#### WHAT IS EXPECTED
Pictures aside, quote the whole listing exactly.

━━━━━━━━━━━━━━━━

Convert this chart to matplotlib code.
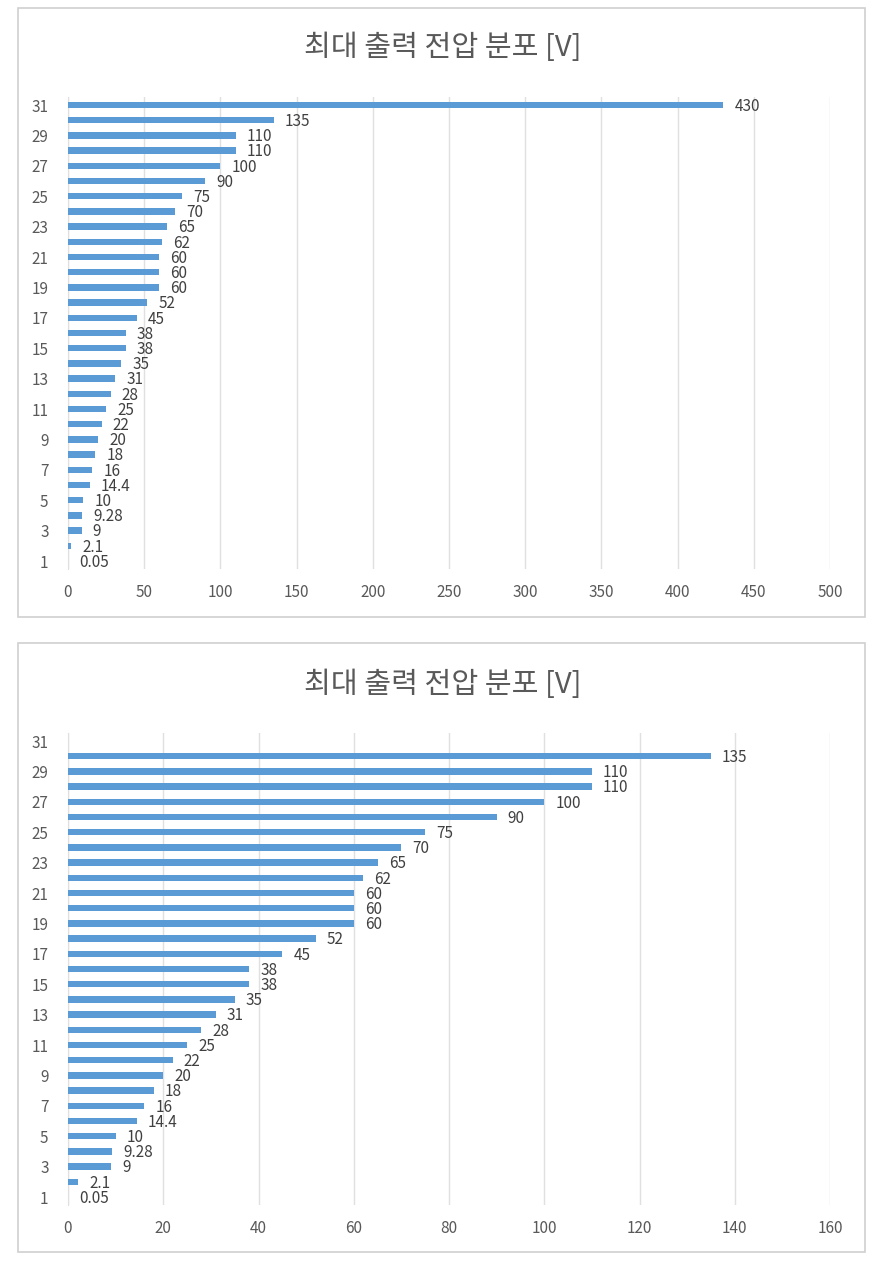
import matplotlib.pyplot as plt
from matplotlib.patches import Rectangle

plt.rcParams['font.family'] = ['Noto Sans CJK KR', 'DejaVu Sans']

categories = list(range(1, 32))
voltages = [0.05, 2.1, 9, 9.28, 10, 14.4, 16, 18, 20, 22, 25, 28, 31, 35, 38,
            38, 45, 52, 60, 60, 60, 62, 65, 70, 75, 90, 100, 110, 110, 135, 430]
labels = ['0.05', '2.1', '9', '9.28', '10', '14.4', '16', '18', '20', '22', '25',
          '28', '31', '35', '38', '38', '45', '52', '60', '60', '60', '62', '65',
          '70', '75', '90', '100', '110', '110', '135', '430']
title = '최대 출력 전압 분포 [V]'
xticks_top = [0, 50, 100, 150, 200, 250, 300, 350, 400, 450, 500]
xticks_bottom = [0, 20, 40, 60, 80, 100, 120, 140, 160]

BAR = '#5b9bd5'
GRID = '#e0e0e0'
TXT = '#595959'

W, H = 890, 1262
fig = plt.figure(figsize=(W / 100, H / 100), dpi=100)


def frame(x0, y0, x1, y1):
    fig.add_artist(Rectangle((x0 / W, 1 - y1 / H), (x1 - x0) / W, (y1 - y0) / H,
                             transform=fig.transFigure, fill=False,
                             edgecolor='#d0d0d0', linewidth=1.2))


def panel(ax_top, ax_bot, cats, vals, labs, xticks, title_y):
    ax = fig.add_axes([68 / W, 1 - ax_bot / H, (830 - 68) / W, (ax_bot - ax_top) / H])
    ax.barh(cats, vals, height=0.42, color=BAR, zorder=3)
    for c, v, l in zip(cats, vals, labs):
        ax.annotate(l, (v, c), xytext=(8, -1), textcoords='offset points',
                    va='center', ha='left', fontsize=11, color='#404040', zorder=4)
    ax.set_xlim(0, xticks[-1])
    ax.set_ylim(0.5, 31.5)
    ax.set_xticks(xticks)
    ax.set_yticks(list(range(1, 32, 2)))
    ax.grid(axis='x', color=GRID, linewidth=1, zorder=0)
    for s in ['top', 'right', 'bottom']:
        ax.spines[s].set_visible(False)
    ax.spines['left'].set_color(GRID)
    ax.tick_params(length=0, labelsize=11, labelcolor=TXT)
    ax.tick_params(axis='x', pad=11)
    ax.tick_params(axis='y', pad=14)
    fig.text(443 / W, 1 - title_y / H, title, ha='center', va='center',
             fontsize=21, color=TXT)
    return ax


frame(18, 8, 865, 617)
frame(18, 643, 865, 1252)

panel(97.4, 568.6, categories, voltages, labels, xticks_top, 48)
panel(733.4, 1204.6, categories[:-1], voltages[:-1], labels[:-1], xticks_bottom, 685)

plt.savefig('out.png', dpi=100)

━━━━━━━━━━━━━━━━

#### ANSWER TO THE EXERCISE
Convert this chart to matplotlib code.
import matplotlib.pyplot as plt
from matplotlib.patches import Rectangle

plt.rcParams['font.family'] = ['Noto Sans CJK KR', 'DejaVu Sans']

categories = list(range(1, 32))
voltages = [0.05, 2.1, 9, 9.28, 10, 14.4, 16, 18, 20, 22, 25, 28, 31, 35, 38,
            38, 45, 52, 60, 60, 60, 62, 65, 70, 75, 90, 100, 110, 110, 135, 430]
labels = ['0.05', '2.1', '9', '9.28', '10', '14.4', '16', '18', '20', '22', '25',
          '28', '31', '35', '38', '38', '45', '52', '60', '60', '60', '62', '65',
          '70', '75', '90', '100', '110', '110', '135', '430']
title = '최대 출력 전압 분포 [V]'
xticks_top = [0, 50, 100, 150, 200, 250, 300, 350, 400, 450, 500]
xticks_bottom = [0, 20, 40, 60, 80, 100, 120, 140, 160]

BAR = '#5b9bd5'
GRID = '#e0e0e0'
TXT = '#595959'

W, H = 890, 1262
fig = plt.figure(figsize=(W / 100, H / 100), dpi=100)


def frame(x0, y0, x1, y1):
    fig.add_artist(Rectangle((x0 / W, 1 - y1 / H), (x1 - x0) / W, (y1 - y0) / H,
                             transform=fig.transFigure, fill=False,
                             edgecolor='#d0d0d0', linewidth=1.2))


def panel(ax_top, ax_bot, cats, vals, labs, xticks, title_y):
    ax = fig.add_axes([68 / W, 1 - ax_bot / H, (830 - 68) / W, (ax_bot - ax_top) / H])
    ax.barh(cats, vals, height=0.42, color=BAR, zorder=3)
    for c, v, l in zip(cats, vals, labs):
        ax.annotate(l, (v, c), xytext=(8, -1), textcoords='offset points',
                    va='center', ha='left', fontsize=11, color='#404040', zorder=4)
    ax.set_xlim(0, xticks[-1])
    ax.set_ylim(0.5, 31.5)
    ax.set_xticks(xticks)
    ax.set_yticks(list(range(1, 32, 2)))
    ax.grid(axis='x', color=GRID, linewidth=1, zorder=0)
    for s in ['top', 'right', 'bottom']:
        ax.spines[s].set_visible(False)
    ax.spines['left'].set_color(GRID)
    ax.tick_params(length=0, labelsize=11, labelcolor=TXT)
    ax.tick_params(axis='x', pad=11)
    ax.tick_params(axis='y', pad=14)
    fig.text(443 / W, 1 - title_y / H, title, ha='center', va='center',
             fontsize=21, color=TXT)
    return ax


frame(18, 8, 865, 617)
frame(18, 643, 865, 1252)

panel(97.4, 568.6, categories, voltages, labels, xticks_top, 48)
panel(733.4, 1204.6, categories[:-1], voltages[:-1], labels[:-1], xticks_bottom, 685)

plt.savefig('out.png', dpi=100)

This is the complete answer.